## Begin

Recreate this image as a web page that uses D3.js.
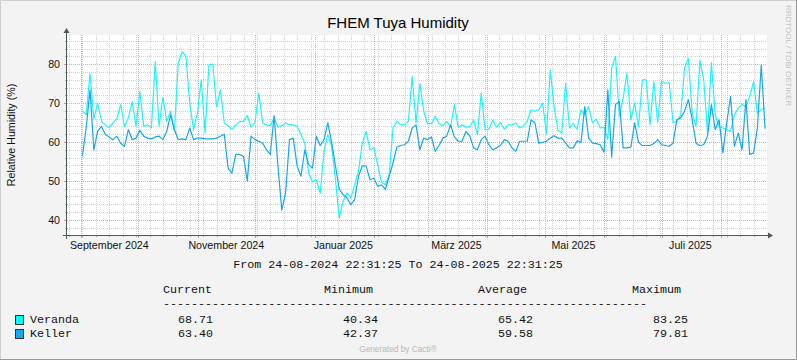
<!DOCTYPE html>
<html>
<head>
<meta charset="utf-8">
<script src="https://cdn.jsdelivr.net/npm/d3@7/dist/d3.min.js"></script>
<style>
  html, body { margin: 0; padding: 0; background: #f3f3f3; }
  svg { display: block; }
</style>
</head>
<body>
<svg id="chart" width="797" height="360"></svg>
<script>
// sampled every 2 days starting at 24-08-2024 22:31:25
const startTime = Date.UTC(2024, 7, 24, 22, 31, 25);
const endTime = Date.UTC(2025, 7, 24, 22, 31, 25);
const stepDays = 2;

const veranda = [null, null, null, null, 68, 67, 77.5, 66, 70, 65.3, 64.4, 63.6, 64.9, 66, 69.6, 64, 66.2, 70.4, 64, 73,
  64, 64.4, 63.6, 80.7, 64, 71.5, 65.3, 67.9, 62.7, 80.3, 83.2, 82.1, 70, 63.2, 67.4, 76, 62.3, 79.8, 80, 69,
  73.4, 64.9, 64.2, 63.2, 64.4, 65.3, 65.3, 66.8, 63.8, 64.9, 72.6, 64.9, 64.4, 64.2, 66.2, 63.8, 64.2, 64.9, 64.4, 64.4,
  64, 61.9, 59.7, 52, 49.7, 50.3, 46.8, 57.6, 61.9, 58.9, 50.3, 40.5, 44.8, 46.9, 45.6, 49, 52.5, 59.7, 62.7, 58,
  58.5, 54.2, 49.7, 49, 51.6, 63.6, 65.3, 64.4, 64.4, 65.3, 76.8, 64.9, 75, 67.9, 64.7, 64.7, 66.6, 64.7, 64.2, 65.3,
  63.8, 69.6, 63.8, 64.4, 63.8, 63.8, 65.7, 61.9, 72.6, 63.2, 63.2, 65.6, 63.8, 65, 63.3, 64.4, 64.4, 64.9, 63.6, 64.2,
  65.3, 68.3, 67.9, 68.3, 70, 62.1, 78.5, 69.1, 63, 62.3, 75.1, 63.6, 64.7, 63.3, 68.3, 67, 69.1, 64.9, 65.9, 63.6,
  63.8, 60.6, 79, 82.1, 66.6, 71.3, 77.7, 65.7, 70, 63.8, 76, 76, 64.4, 75.6, 65, 75.6, 75.1, 75.3, 65, 65.3,
  67, 79, 81.5, 67.4, 64, 80.9, 76, 62.3, 80.4, 67, 64, 63.6, 63.2, 62.7, 67, 68.7, 69.6, 69.1, 71.7, 75.5,
  67.4, 68.3, 68.7];

const keller = [null, null, null, null, 56.3, 63.6, 73.4, 58, 62.8, 64, 61.9, 61.3, 60.6, 61.5, 59.7, 58.9, 63.2, 60.6, 61, 63,
  61.5, 61, 60.8, 61.3, 61.5, 60.6, 62.7, 67, 63.2, 60.6, 60.8, 60.6, 63.6, 60.6, 61, 61, 60.8, 60.8, 60.8, 61,
  61.5, 62, 53.3, 52, 56.8, 56.8, 56.3, 50, 61.5, 60.6, 60.2, 59.7, 58, 56.8, 66.8, 53.8, 42.5, 47, 60.6, 61,
  53.8, 51.2, 58, 54.2, 53.3, 61.5, 59.1, 60.6, 64.9, 59.9, 53.8, 47.8, 46.5, 45.6, 43.9, 45.2, 51.2, 53.9, 53.8, 50.3,
  50.7, 48.6, 49, 47.8, 51.2, 54.6, 58.7, 59.1, 59.3, 60.2, 63.6, 64.4, 58, 61, 60.6, 61.3, 57.6, 59.1, 61, 61.5,
  64.4, 61.3, 60.2, 60.2, 62.7, 61.6, 58.5, 58, 60.6, 61.5, 59.3, 58, 58.5, 59.1, 60.6, 60.2, 58.5, 57.6, 60.2, 60.2,
  60.2, 65.7, 64.9, 59.7, 59.9, 60.2, 61, 61.6, 61, 61, 59.7, 58.5, 58.5, 60.3, 59.9, 69.1, 61, 59.7, 59.6, 59.3,
  57.4, 73.4, 56.1, 69.6, 70.4, 58.5, 58.5, 58.7, 64.9, 59.9, 59.1, 59.1, 59.1, 59.6, 60.6, 59.3, 59.1, 58.9, 59.7, 65.7,
  66.2, 67.9, 70.9, 65.7, 59.7, 59.1, 59.3, 61.5, 69.6, 63.2, 65.7, 57.2, 64.9, 71.7, 58.9, 62.3, 58, 70.9, 56.8, 57.2,
  63.6, 79.8, 63.4];

const yTicks = [40, 50, 60, 70, 80];
const monthLabels = ["2024-09-01", "2024-11-01", "2025-01-01", "2025-03-01", "2025-05-01", "2025-07-01"];
const monthTexts = ["September 2024", "November 2024", "Januar 2025", "März 2025", "Mai 2025", "Juli 2025"];

const legendNames = ["Veranda", "Keller"];
const legendColors = ["#00ffff", "#19a8ee"];
const lineColors = ["#1ff3ff", "#18a6ec"];
const current = ["68.71", "63.40"];
const minimum = ["40.34", "42.37"];
const average = ["65.42", "59.58"];
const maximum = ["83.25", "79.81"];

const W = 797, H = 360;
const plot = { left: 67, right: 767, top: 35, bottom: 235 };
const sans = "'Liberation Sans', Arial, sans-serif";
const mono = "'Liberation Mono', 'Courier New', monospace";

const svg = d3.select("#chart");

// background + shaded border
svg.append("rect").attr("width", W).attr("height", H).attr("fill", "#f3f3f3");
svg.append("path").attr("d", `M0.5,${H} V0.5 H${W}`).attr("fill", "none").attr("stroke", "#cfcfcf");
svg.append("path").attr("d", `M0,${H - 0.5} H${W - 0.5} V0`).attr("fill", "none").attr("stroke", "#9a9a9a");

svg.append("rect")
  .attr("x", plot.left).attr("y", plot.top)
  .attr("width", plot.right - plot.left).attr("height", plot.bottom - plot.top)
  .attr("fill", "#ffffff");

const x = d3.scaleUtc().domain([startTime, endTime]).range([plot.left, plot.right]);
const y = d3.scaleLinear().domain([36.1, 87.5]).range([plot.bottom, plot.top]);

const grid = svg.append("g").attr("shape-rendering", "crispEdges");
const minorColor = "#d2d2d2";
const majorColor = "#eaa6a6";

// horizontal grid: minor every 2, major every 10
d3.range(38, 88, 2).filter(v => v % 10 !== 0).forEach(v => {
  grid.append("line")
    .attr("x1", plot.left).attr("x2", plot.right)
    .attr("y1", Math.round(y(v)) + 0.5).attr("y2", Math.round(y(v)) + 0.5)
    .attr("stroke", minorColor).attr("stroke-dasharray", "1,1");
  grid.append("line")
    .attr("x1", plot.left - 2).attr("x2", plot.left)
    .attr("y1", Math.round(y(v)) + 0.5).attr("y2", Math.round(y(v)) + 0.5)
    .attr("stroke", "#a8a8a8");
});

// vertical grid: minor weekly (mondays), major monthly
const weeks = d3.utcMonday.range(new Date(startTime), new Date(endTime));
const months = d3.utcMonth.range(new Date(startTime), new Date(endTime));
weeks.forEach(d => {
  const px = Math.round(x(d)) + 0.5;
  grid.append("line")
    .attr("x1", px).attr("x2", px)
    .attr("y1", plot.top).attr("y2", plot.bottom)
    .attr("stroke", minorColor).attr("stroke-dasharray", "1,1");
  grid.append("line")
    .attr("x1", px).attr("x2", px)
    .attr("y1", plot.bottom).attr("y2", plot.bottom + 2)
    .attr("stroke", "#a8a8a8");
});
months.forEach(d => {
  const px = Math.round(x(d)) + 0.5;
  grid.append("line")
    .attr("x1", px).attr("x2", px)
    .attr("y1", plot.top).attr("y2", plot.bottom)
    .attr("stroke", majorColor).attr("stroke-dasharray", "1,1");
  grid.append("line")
    .attr("x1", px).attr("x2", px)
    .attr("y1", plot.bottom).attr("y2", plot.bottom + 3)
    .attr("stroke", "#d89090");
});
yTicks.forEach(v => {
  const py = Math.round(y(v)) + 0.5;
  grid.append("line")
    .attr("x1", plot.left).attr("x2", plot.right)
    .attr("y1", py).attr("y2", py)
    .attr("stroke", majorColor).attr("stroke-dasharray", "1,1");
  grid.append("line")
    .attr("x1", plot.left - 3).attr("x2", plot.left)
    .attr("y1", py).attr("y2", py)
    .attr("stroke", "#d89090");
});

// data lines
const line = d3.line()
  .defined(d => d[1] !== null)
  .x(d => x(d[0]))
  .y(d => y(d[1]));

[veranda, keller].forEach((series, k) => {
  const pts = series.map((v, i) => [startTime + i * stepDays * 86400000, v]);
  svg.append("path")
    .attr("d", line(pts))
    .attr("fill", "none")
    .attr("stroke", lineColors[k])
    .attr("stroke-width", 1.2)
    .attr("stroke-linejoin", "round");
});

// axes with arrows
const axisColor = "#4b5a56";
svg.append("line")
  .attr("x1", plot.left - 4).attr("x2", plot.right + 2)
  .attr("y1", plot.bottom + 0.5).attr("y2", plot.bottom + 0.5)
  .attr("stroke", axisColor).attr("shape-rendering", "crispEdges");
svg.append("line")
  .attr("x1", plot.left - 0.5).attr("x2", plot.left - 0.5)
  .attr("y1", plot.bottom + 4).attr("y2", plot.top - 3)
  .attr("stroke", axisColor).attr("shape-rendering", "crispEdges");
svg.append("path")
  .attr("d", `M${plot.right + 1},${plot.bottom - 2.5} L${plot.right + 6},${plot.bottom + 0.5} L${plot.right + 1},${plot.bottom + 3.5} Z`)
  .attr("fill", axisColor);
svg.append("path")
  .attr("d", `M${plot.left - 3.5},${plot.top - 2} L${plot.left - 0.5},${plot.top - 7} L${plot.left + 2.5},${plot.top - 2} Z`)
  .attr("fill", axisColor);

// tick labels
yTicks.forEach(v => {
  svg.append("text")
    .attr("x", 60).attr("y", y(v) + 3.8)
    .attr("text-anchor", "end")
    .attr("font-family", sans).attr("font-size", 10.67)
    .attr("fill", "#111")
    .text(v);
});
monthLabels.forEach((m, i) => {
  const t = Date.parse(m + "T00:00:00Z") + 15 * 86400000;
  svg.append("text")
    .attr("x", x(t)).attr("y", 249)
    .attr("text-anchor", "middle")
    .attr("font-family", sans).attr("font-size", 10.67)
    .attr("fill", "#111")
    .text(monthTexts[i]);
});

// titles
svg.append("text")
  .attr("x", 398).attr("y", 28)
  .attr("text-anchor", "middle")
  .attr("font-family", sans).attr("font-size", 15)
  .attr("fill", "#000")
  .text("FHEM Tuya Humidity");

svg.append("text")
  .attr("transform", `translate(14.5,${(plot.top + plot.bottom) / 2}) rotate(-90)`)
  .attr("text-anchor", "middle")
  .attr("font-family", sans).attr("font-size", 10.67)
  .attr("fill", "#111")
  .text("Relative Humidity (%)");

svg.append("text")
  .attr("transform", "translate(785.5,5) rotate(90)")
  .attr("font-family", sans).attr("font-size", 8)
  .attr("fill", "#c2c2c2")
  .text("RRDTOOL / TOBI OETIKER");

// legend
const legendFont = 11.7;
svg.append("text")
  .attr("x", 398).attr("y", 267.5)
  .attr("text-anchor", "middle")
  .attr("font-family", mono).attr("font-size", legendFont)
  .attr("fill", "#111")
  .text("From 24-08-2024 22:31:25 To 24-08-2025 22:31:25");

const headers = ["Current", "Minimum", "Average", "Maximum"];
const headerX = [163, 324, 478, 632];
headers.forEach((h, i) => {
  svg.append("text")
    .attr("x", headerX[i]).attr("y", 293)
    .attr("font-family", mono).attr("font-size", legendFont)
    .attr("fill", "#111")
    .text(h);
});
svg.append("text")
  .attr("x", 163).attr("y", 306.6)
  .attr("font-family", mono).attr("font-size", legendFont)
  .attr("fill", "#111")
  .text("-".repeat(69));

const valueX = [178, 343, 498, 653];
const rowY = [322.5, 336.5];
legendNames.forEach((name, k) => {
  svg.append("rect")
    .attr("x", 15.5).attr("y", rowY[k] - 7)
    .attr("width", 8).attr("height", 9)
    .attr("fill", legendColors[k])
    .attr("stroke", "#333").attr("stroke-width", 1)
    .attr("shape-rendering", "crispEdges");
  svg.append("text")
    .attr("x", 30).attr("y", rowY[k])
    .attr("font-family", mono).attr("font-size", legendFont)
    .attr("fill", "#111")
    .text(name);
  [current[k], minimum[k], average[k], maximum[k]].forEach((v, j) => {
    svg.append("text")
      .attr("x", valueX[j]).attr("y", rowY[k])
      .attr("font-family", mono).attr("font-size", legendFont)
      .attr("fill", "#111")
      .text(v);
  });
});

svg.append("text")
  .attr("x", 398).attr("y", 352)
  .attr("text-anchor", "middle")
  .attr("font-family", sans).attr("font-size", 8.3)
  .attr("fill", "#b8b8b8")
  .text("Generated by Cacti®");
</script>
</body>
</html>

## End

- **JOB**
From the first line of the material down to the line containing "67.4, 68.3, 68.7];", inclusive, return each line exactly, skipping any picture.

- **FINISHED EXERCISE**
Recreate this image as a web page that uses D3.js.
<!DOCTYPE html>
<html>
<head>
<meta charset="utf-8">
<script src="https://cdn.jsdelivr.net/npm/d3@7/dist/d3.min.js"></script>
<style>
  html, body { margin: 0; padding: 0; background: #f3f3f3; }
  svg { display: block; }
</style>
</head>
<body>
<svg id="chart" width="797" height="360"></svg>
<script>
// sampled every 2 days starting at 24-08-2024 22:31:25
const startTime = Date.UTC(2024, 7, 24, 22, 31, 25);
const endTime = Date.UTC(2025, 7, 24, 22, 31, 25);
const stepDays = 2;

const veranda = [null, null, null, null, 68, 67, 77.5, 66, 70, 65.3, 64.4, 63.6, 64.9, 66, 69.6, 64, 66.2, 70.4, 64, 73,
  64, 64.4, 63.6, 80.7, 64, 71.5, 65.3, 67.9, 62.7, 80.3, 83.2, 82.1, 70, 63.2, 67.4, 76, 62.3, 79.8, 80, 69,
  73.4, 64.9, 64.2, 63.2, 64.4, 65.3, 65.3, 66.8, 63.8, 64.9, 72.6, 64.9, 64.4, 64.2, 66.2, 63.8, 64.2, 64.9, 64.4, 64.4,
  64, 61.9, 59.7, 52, 49.7, 50.3, 46.8, 57.6, 61.9, 58.9, 50.3, 40.5, 44.8, 46.9, 45.6, 49, 52.5, 59.7, 62.7, 58,
  58.5, 54.2, 49.7, 49, 51.6, 63.6, 65.3, 64.4, 64.4, 65.3, 76.8, 64.9, 75, 67.9, 64.7, 64.7, 66.6, 64.7, 64.2, 65.3,
  63.8, 69.6, 63.8, 64.4, 63.8, 63.8, 65.7, 61.9, 72.6, 63.2, 63.2, 65.6, 63.8, 65, 63.3, 64.4, 64.4, 64.9, 63.6, 64.2,
  65.3, 68.3, 67.9, 68.3, 70, 62.1, 78.5, 69.1, 63, 62.3, 75.1, 63.6, 64.7, 63.3, 68.3, 67, 69.1, 64.9, 65.9, 63.6,
  63.8, 60.6, 79, 82.1, 66.6, 71.3, 77.7, 65.7, 70, 63.8, 76, 76, 64.4, 75.6, 65, 75.6, 75.1, 75.3, 65, 65.3,
  67, 79, 81.5, 67.4, 64, 80.9, 76, 62.3, 80.4, 67, 64, 63.6, 63.2, 62.7, 67, 68.7, 69.6, 69.1, 71.7, 75.5,
  67.4, 68.3, 68.7];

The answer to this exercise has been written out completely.